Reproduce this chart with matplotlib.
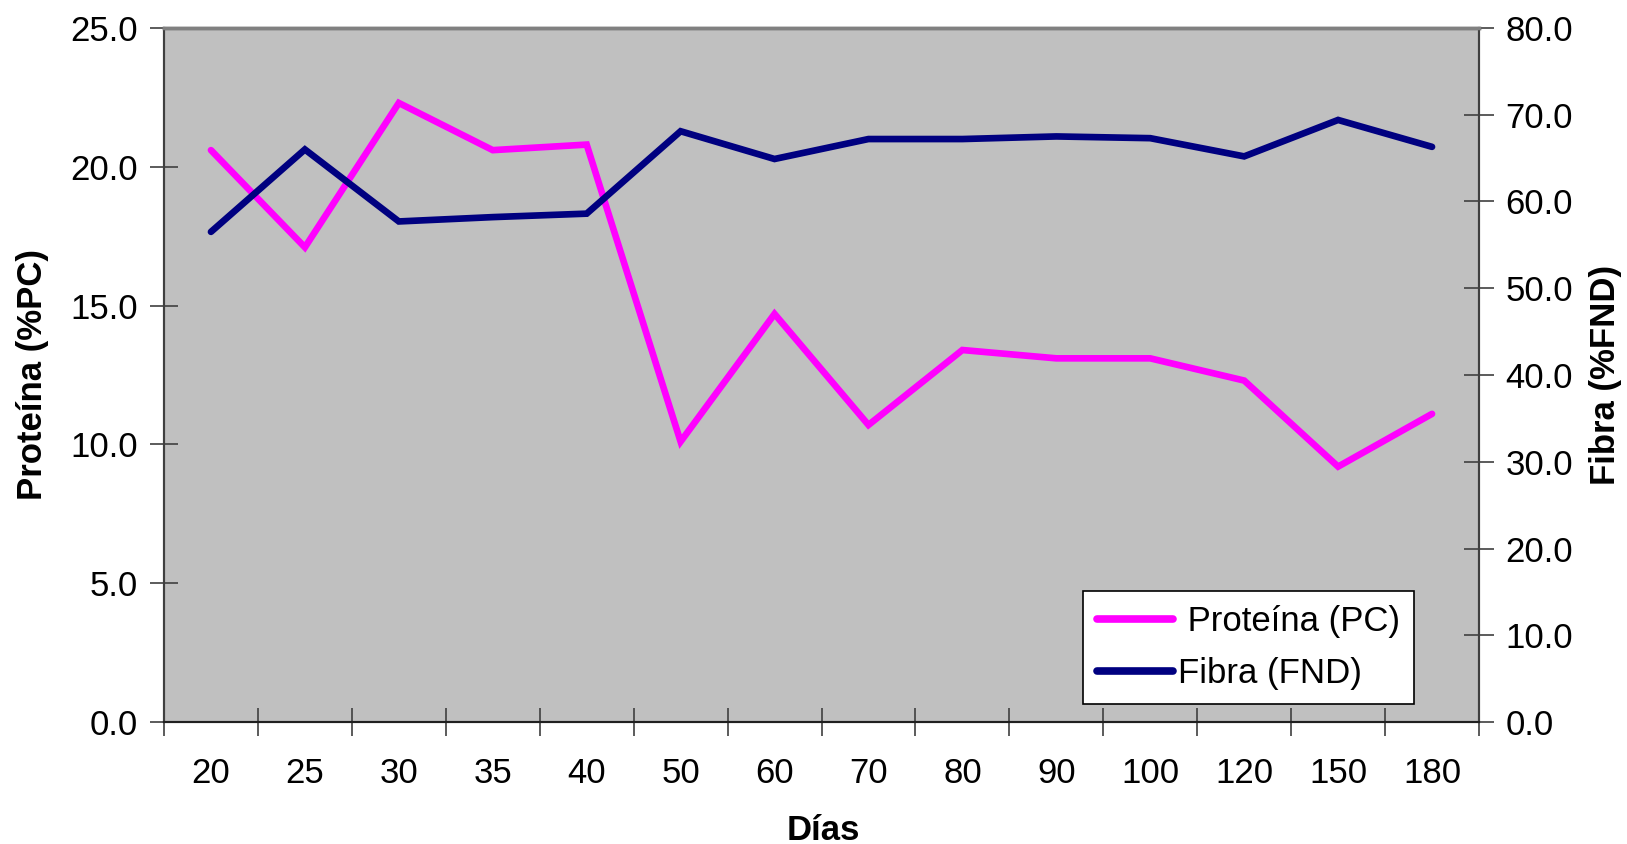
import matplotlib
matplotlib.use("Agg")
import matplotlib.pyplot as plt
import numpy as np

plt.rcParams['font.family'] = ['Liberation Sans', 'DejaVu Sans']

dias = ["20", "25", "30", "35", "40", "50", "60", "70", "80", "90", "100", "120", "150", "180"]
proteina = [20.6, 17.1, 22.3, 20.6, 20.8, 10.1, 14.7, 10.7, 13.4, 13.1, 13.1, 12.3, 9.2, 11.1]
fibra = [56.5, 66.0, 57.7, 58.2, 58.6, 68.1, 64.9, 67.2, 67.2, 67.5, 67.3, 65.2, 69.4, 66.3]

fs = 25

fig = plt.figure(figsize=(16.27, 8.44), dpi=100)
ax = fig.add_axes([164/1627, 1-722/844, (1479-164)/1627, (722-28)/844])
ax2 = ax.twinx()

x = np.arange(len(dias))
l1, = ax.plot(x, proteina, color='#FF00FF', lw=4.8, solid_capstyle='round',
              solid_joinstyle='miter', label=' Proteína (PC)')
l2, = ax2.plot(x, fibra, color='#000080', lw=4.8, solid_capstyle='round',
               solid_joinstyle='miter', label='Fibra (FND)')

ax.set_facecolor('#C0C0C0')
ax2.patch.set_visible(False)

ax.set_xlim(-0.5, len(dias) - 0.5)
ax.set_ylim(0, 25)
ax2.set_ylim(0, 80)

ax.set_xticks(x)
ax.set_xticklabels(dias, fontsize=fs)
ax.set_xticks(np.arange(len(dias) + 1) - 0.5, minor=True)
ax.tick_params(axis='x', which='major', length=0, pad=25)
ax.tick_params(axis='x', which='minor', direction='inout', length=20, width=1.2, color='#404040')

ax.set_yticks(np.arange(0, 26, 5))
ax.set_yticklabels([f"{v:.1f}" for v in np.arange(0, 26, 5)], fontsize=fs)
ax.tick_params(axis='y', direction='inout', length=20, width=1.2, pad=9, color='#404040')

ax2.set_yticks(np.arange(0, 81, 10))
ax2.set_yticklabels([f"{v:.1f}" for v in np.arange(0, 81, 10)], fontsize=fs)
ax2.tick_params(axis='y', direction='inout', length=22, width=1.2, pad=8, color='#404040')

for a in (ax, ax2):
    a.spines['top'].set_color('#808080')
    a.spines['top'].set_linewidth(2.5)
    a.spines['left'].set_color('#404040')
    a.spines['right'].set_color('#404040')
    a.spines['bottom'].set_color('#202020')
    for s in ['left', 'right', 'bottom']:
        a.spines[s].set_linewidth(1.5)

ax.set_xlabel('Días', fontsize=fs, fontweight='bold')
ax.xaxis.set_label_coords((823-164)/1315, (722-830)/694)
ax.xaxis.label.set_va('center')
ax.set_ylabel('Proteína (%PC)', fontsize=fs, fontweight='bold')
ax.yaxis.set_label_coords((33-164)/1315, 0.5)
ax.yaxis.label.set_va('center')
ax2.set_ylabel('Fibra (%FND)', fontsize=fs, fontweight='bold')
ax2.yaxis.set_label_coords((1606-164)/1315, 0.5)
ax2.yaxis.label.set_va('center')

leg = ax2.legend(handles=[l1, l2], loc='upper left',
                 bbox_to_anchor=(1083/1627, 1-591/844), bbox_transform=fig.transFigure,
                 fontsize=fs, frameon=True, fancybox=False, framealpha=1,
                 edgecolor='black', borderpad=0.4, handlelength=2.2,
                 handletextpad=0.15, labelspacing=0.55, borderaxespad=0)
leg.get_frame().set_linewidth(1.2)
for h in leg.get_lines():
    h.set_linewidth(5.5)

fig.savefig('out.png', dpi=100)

== What needs to be done ==
Everything from the first line to the line with "length=20, width=1.2, color='#404040')" must be repeated exactly, and nothing else. Leave the pictures out.

== The output ==
Reproduce this chart with matplotlib.
import matplotlib
matplotlib.use("Agg")
import matplotlib.pyplot as plt
import numpy as np

plt.rcParams['font.family'] = ['Liberation Sans', 'DejaVu Sans']

dias = ["20", "25", "30", "35", "40", "50", "60", "70", "80", "90", "100", "120", "150", "180"]
proteina = [20.6, 17.1, 22.3, 20.6, 20.8, 10.1, 14.7, 10.7, 13.4, 13.1, 13.1, 12.3, 9.2, 11.1]
fibra = [56.5, 66.0, 57.7, 58.2, 58.6, 68.1, 64.9, 67.2, 67.2, 67.5, 67.3, 65.2, 69.4, 66.3]

fs = 25

fig = plt.figure(figsize=(16.27, 8.44), dpi=100)
ax = fig.add_axes([164/1627, 1-722/844, (1479-164)/1627, (722-28)/844])
ax2 = ax.twinx()

x = np.arange(len(dias))
l1, = ax.plot(x, proteina, color='#FF00FF', lw=4.8, solid_capstyle='round',
              solid_joinstyle='miter', label=' Proteína (PC)')
l2, = ax2.plot(x, fibra, color='#000080', lw=4.8, solid_capstyle='round',
               solid_joinstyle='miter', label='Fibra (FND)')

ax.set_facecolor('#C0C0C0')
ax2.patch.set_visible(False)

ax.set_xlim(-0.5, len(dias) - 0.5)
ax.set_ylim(0, 25)
ax2.set_ylim(0, 80)

ax.set_xticks(x)
ax.set_xticklabels(dias, fontsize=fs)
ax.set_xticks(np.arange(len(dias) + 1) - 0.5, minor=True)
ax.tick_params(axis='x', which='major', length=0, pad=25)
ax.tick_params(axis='x', which='minor', direction='inout', length=20, width=1.2, color='#404040')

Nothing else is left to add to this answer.